• **MATERIAL**

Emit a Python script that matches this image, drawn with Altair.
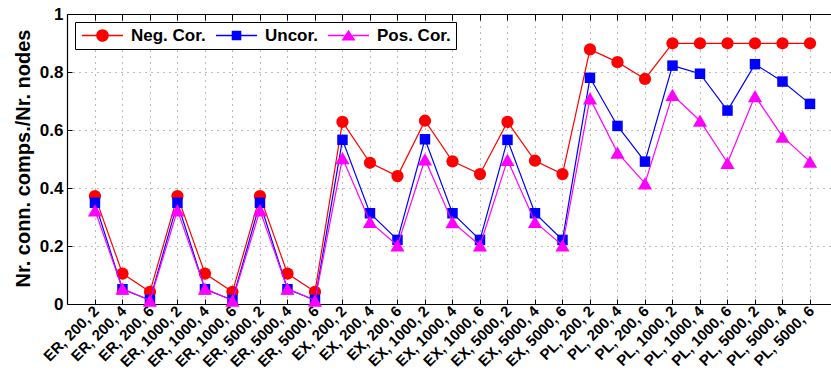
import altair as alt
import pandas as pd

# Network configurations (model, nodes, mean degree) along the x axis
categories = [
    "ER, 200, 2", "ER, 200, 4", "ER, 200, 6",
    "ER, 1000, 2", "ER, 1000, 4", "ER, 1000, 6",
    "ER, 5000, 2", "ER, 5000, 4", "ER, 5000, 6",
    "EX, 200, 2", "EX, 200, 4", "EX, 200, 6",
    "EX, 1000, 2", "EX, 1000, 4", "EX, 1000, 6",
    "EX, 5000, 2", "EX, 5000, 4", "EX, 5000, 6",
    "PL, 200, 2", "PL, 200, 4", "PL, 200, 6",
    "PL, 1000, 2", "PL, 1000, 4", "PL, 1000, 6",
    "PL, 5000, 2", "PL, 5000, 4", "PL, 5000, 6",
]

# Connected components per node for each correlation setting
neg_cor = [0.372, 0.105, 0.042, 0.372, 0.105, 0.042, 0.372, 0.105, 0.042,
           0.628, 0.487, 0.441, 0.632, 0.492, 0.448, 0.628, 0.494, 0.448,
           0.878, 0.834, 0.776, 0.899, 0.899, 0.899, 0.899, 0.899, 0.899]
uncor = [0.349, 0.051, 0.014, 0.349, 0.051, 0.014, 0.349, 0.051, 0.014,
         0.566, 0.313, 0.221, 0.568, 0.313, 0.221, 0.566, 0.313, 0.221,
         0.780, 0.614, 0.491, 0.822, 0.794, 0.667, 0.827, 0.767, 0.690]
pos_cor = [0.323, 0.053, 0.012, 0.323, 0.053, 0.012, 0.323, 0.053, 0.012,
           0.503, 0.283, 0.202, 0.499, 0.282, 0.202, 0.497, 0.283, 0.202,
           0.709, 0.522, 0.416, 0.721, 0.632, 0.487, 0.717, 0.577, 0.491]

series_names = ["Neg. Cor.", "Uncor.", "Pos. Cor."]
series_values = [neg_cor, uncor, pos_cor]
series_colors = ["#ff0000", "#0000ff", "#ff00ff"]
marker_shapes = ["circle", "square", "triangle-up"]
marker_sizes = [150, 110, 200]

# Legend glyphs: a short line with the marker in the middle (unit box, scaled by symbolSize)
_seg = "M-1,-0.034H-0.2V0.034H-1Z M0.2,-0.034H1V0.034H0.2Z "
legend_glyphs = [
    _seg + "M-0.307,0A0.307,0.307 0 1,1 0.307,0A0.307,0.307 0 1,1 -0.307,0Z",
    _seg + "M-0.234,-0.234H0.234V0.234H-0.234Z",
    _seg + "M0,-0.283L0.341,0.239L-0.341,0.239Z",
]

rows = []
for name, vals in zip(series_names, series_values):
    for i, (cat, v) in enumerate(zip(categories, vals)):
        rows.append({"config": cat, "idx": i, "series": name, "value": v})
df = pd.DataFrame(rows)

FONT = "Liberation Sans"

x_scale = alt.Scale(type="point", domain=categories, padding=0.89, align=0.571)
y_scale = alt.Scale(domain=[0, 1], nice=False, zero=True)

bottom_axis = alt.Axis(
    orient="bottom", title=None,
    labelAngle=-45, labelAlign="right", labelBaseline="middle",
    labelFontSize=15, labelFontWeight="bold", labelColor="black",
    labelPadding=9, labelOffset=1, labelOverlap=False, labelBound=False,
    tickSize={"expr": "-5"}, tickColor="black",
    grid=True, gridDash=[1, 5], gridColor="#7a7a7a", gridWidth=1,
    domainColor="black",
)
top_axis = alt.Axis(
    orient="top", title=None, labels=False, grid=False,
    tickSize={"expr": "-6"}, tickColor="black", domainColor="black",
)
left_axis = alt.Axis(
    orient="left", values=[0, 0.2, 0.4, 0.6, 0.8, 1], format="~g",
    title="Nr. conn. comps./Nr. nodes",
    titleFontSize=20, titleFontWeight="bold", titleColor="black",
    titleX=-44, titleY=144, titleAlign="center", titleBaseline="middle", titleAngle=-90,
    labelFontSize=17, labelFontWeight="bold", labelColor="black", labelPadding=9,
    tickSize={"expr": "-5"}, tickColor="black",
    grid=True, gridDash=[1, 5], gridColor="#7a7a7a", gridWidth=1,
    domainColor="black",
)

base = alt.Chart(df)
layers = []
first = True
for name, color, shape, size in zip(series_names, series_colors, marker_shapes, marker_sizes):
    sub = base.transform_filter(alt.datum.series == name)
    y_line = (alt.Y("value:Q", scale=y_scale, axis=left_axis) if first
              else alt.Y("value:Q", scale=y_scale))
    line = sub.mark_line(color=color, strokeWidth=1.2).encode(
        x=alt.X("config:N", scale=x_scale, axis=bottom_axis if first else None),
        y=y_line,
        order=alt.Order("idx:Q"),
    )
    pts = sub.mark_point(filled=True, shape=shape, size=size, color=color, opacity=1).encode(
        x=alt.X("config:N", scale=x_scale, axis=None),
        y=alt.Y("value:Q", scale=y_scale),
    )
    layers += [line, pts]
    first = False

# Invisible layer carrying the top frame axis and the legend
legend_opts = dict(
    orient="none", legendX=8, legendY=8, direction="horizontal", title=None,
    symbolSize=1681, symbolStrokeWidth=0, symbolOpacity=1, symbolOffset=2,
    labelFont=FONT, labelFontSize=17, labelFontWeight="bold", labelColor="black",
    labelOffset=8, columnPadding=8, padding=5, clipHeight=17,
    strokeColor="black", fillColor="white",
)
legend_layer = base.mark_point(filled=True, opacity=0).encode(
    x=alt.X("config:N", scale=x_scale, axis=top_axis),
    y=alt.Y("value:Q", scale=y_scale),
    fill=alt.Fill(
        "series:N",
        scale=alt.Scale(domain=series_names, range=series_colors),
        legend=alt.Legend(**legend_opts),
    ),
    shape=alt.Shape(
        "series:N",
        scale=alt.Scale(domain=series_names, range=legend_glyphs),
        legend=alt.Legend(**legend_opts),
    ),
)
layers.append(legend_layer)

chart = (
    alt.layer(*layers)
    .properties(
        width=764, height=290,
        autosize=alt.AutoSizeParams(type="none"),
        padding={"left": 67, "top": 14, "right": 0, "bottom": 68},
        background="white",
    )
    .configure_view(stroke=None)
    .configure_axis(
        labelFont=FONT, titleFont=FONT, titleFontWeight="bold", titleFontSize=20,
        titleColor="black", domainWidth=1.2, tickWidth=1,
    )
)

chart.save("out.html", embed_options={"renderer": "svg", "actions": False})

• **WHAT THE TASK REQUIRES**
Restate exactly, please, only the lines between the start of the data and the line containing "import pandas as pd", both ends included, skipping the pictures.

• **PROBLEM SOLUTION**
Emit a Python script that matches this image, drawn with Altair.
import altair as alt
import pandas as pd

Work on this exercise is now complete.